When our responsibilities may become too heavy for our limited strength, we can turn to Mary and implore her help and relief. She'll bring peace and serenity to our hearts.
“She continues to be the loving consoler in the many physical and moral sufferings that afflict and torment humanity. She knows our sorrows well, because she too suffered from the time of Bethlehem until Calvary: ‘Her own soul a sword will pierce’ (Luke 2:35)” (Ibid.).
Among the many things that she kept carefully in her Heart, that must have been very prominent.
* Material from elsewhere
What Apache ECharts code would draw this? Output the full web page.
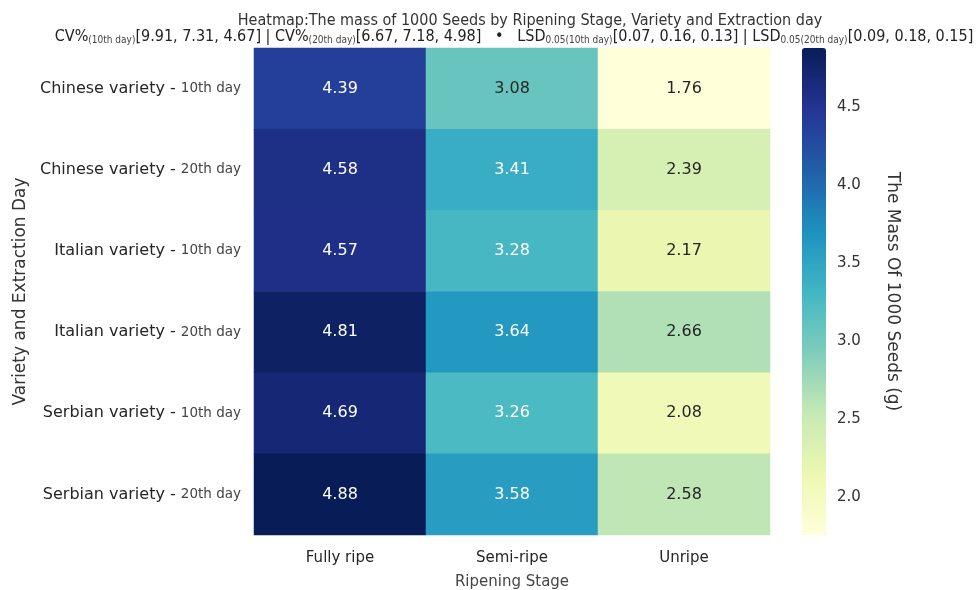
<!DOCTYPE html>
<html>
<head>
<meta charset="utf-8">
<script src="https://cdn.jsdelivr.net/npm/echarts@6/dist/echarts.min.js"></script>
<style>
  html, body { margin: 0; padding: 0; background: #fff; }
  #chart { width: 980px; height: 590px; }
</style>
</head>
<body>
<div id="chart"></div>
<script>
// data
const stages = ['Fully ripe', 'Semi-ripe', 'Unripe'];
const varieties = ['Chinese variety', 'Chinese variety', 'Italian variety', 'Italian variety', 'Serbian variety', 'Serbian variety'];
const days = ['10th day', '20th day', '10th day', '20th day', '10th day', '20th day'];
const fullyRipe = [4.39, 4.58, 4.57, 4.81, 4.69, 4.88];
const semiRipe  = [3.08, 3.41, 3.28, 3.64, 3.26, 3.58];
const unripe    = [1.76, 2.39, 2.17, 2.66, 2.08, 2.58];
const barTicks  = [2.0, 2.5, 3.0, 3.5, 4.0, 4.5];
const vMin = 1.76, vMax = 4.88;

const ylgnbu = ['#ffffd9', '#edf8b1', '#c7e9b4', '#7fcdbb', '#41b6c4', '#1d91c0', '#225ea8', '#253494', '#081d58'];
const FONT = 'DejaVu Sans';
const NARROW = 'DejaVu Sans Condensed';

const rowNames = varieties.map((v, i) => v + '|' + days[i]);
const cols = [fullyRipe, semiRipe, unripe];

const cells = [];
cols.forEach((vals, c) => {
  vals.forEach((v, r) => {
    cells.push({
      value: [c, r, v],
      label: { color: v > 3.2 ? '#ffffff' : '#262626' }
    });
  });
});

const initChart = () => {
  const chart = echarts.init(document.getElementById('chart'));
  chart.setOption({
    backgroundColor: '#fff',
    animation: false,
    title: [{
      text: 'Heatmap:The mass of 1000 Seeds by Ripening Stage, Variety and Extraction day',
      left: 525, top: 8, textAlign: 'center',
      textStyle: { fontFamily: NARROW, fontSize: 16, fontWeight: 'normal', color: '#333' }
    }, {
      text: '{a|CV%}{s|(10th day)}{a|[9.91, 7.31, 4.67] | CV%}{s|(20th day)}{a|[6.67, 7.18, 4.98]   •   LSD}{s|0.05(10th day)}{a|[0.07, 0.16, 0.13] | LSD}{s|0.05(20th day)}{a|[0.09, 0.18, 0.15]}',
      left: 509, top: 24, textAlign: 'center',
      textStyle: {
        fontWeight: 'normal',
        rich: {
          a: { fontFamily: NARROW, fontSize: 16, fontWeight: 'normal', color: '#222' },
          s: { fontFamily: NARROW, fontSize: 10, fontWeight: 'normal', color: '#444', verticalAlign: 'bottom', padding: [4, 0, 0, 0] }
        }
      }
    }],
    grid: [
      { left: 254, top: 48, width: 516, height: 487, outerBoundsMode: 'none' },
      { left: 802, top: 48, width: 24, height: 487, outerBoundsMode: 'none' }
    ],
    xAxis: [{
      type: 'category', data: stages, gridIndex: 0,
      axisLine: { show: false }, axisTick: { show: false }, splitLine: { show: false },
      axisLabel: { fontFamily: FONT, fontSize: 15, color: '#262626', margin: 16 },
      name: 'Ripening Stage', nameLocation: 'middle', nameGap: 40,
      nameTextStyle: { fontFamily: FONT, fontSize: 15, color: '#444' }
    }, {
      type: 'value', gridIndex: 1, show: false, min: 0, max: 1
    }],
    yAxis: [{
      type: 'category', data: rowNames, inverse: true, gridIndex: 0,
      axisLine: { show: false }, axisTick: { show: false }, splitLine: { show: false },
      axisLabel: {
        margin: 13,
        formatter: (val) => {
          const p = val.split('|');
          return '{a|' + p[0] + ' - }{b|' + p[1] + '}';
        },
        rich: {
          a: { fontFamily: FONT, fontSize: 16, color: '#262626' },
          b: { fontFamily: FONT, fontSize: 13.5, color: '#444' }
        }
      },
      name: 'Variety and Extraction Day', nameLocation: 'middle', nameGap: 222, nameRotate: 90,
      nameTextStyle: { fontFamily: FONT, fontSize: 17, color: '#333' }
    }, {
      type: 'value', gridIndex: 1, position: 'right', min: vMin, max: vMax,
      axisLine: { show: false }, splitLine: { show: false },
      axisTick: { show: true, length: 5, customValues: barTicks, lineStyle: { color: '#333' } },
      axisLabel: {
        customValues: barTicks, margin: 11, fontFamily: FONT, fontSize: 15, color: '#333',
        formatter: (v) => v.toFixed(1)
      },
      name: 'The Mass Of 1000 Seeds (g)', nameLocation: 'middle', nameGap: 58, nameRotate: -90,
      nameTextStyle: { fontFamily: FONT, fontSize: 17, color: '#333' }
    }],
    visualMap: {
      type: 'continuous', min: vMin, max: vMax, seriesIndex: 0,
      calculable: false, orient: 'vertical',
      left: 802, top: 48, itemWidth: 24, itemHeight: 487, padding: 0,
      text: ['', ''], showLabel: false,
      inRange: { color: ylgnbu }
    },
    series: [{
      type: 'heatmap', xAxisIndex: 0, yAxisIndex: 0,
      data: cells,
      label: {
        show: true, fontFamily: FONT, fontSize: 16,
        formatter: (p) => p.value[2].toFixed(2)
      },
      emphasis: { disabled: true }
    }]
  });
};

window.addEventListener('load', () => {
  initChart();
});
</script>
</body>
</html>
Our Lady beside the Cross is silent. In general, in Scripture, Our Lady says very few things. The troubles, the pains of our hearts don't find too much exterior expression. She unites them silently to the Cross of her Son. She finds her peace and her serenity there.
Mary, help me also to learn from your silence, to make my presence beside the Cross silent also, to accept the will of God in the way that it comes.
Cardinal Ratzinger said, “What a powerful prayer that silent compassion was. Jesus, seeing His Mother, said, ‘Behold your child.’ Jesus' testament is a reply to that look from His Mother.”
She looks silently at her son, her Heart poured out in this particular way.
Our Lady's life and her time beside the Cross were a bit of a martyrdom. But she also had moments of joy, moments of contemplation.
The joy in the Heart of Mary, as she saw her Son grow, must have been enormous. The joy of Our Lady, when she heard the shepherds confirming about her doing her Father's will, about her vocation; the joy on so many other occasions when she sees the rightful acclaim of Our Lord or when the miracles are done in front of many people.
We don't have to yield to sorrowfulness. Sorrowfulness is not Christianity, because the Heart of Mary was not always sorrowful. There were also joyful moments.
There must have been a great joy at the same time, seeing the whole reality of Redemption completed, when Our Lord said, “It is accomplished” (John 19:30).
Mary, help us to see the rule of your Heart and to help your Heart to continue to beat in the Church in all the places where you are venerated, and to help your Heart to shine in our families and in our society—that tenderness, that sweetness, that care that we try to give to every soul, human and spiritual, that we encounter. “Hail, our life, our sweetness, and our hope” (Hail, Holy Queen).
Mary, may we always find the joy and the serenity and the peace in your Heart that Our Lord wants us to find there.
I thank you, my God, for the good resolutions, affections, and inspirations that you have communicated to me during this meditation. I ask your help to put them into practice. My Immaculate Mother, Saint Joseph, my father and lord, my guardian angel, intercede for me.
In the name of the Father, and of the Son, and of the Holy Spirit. Amen.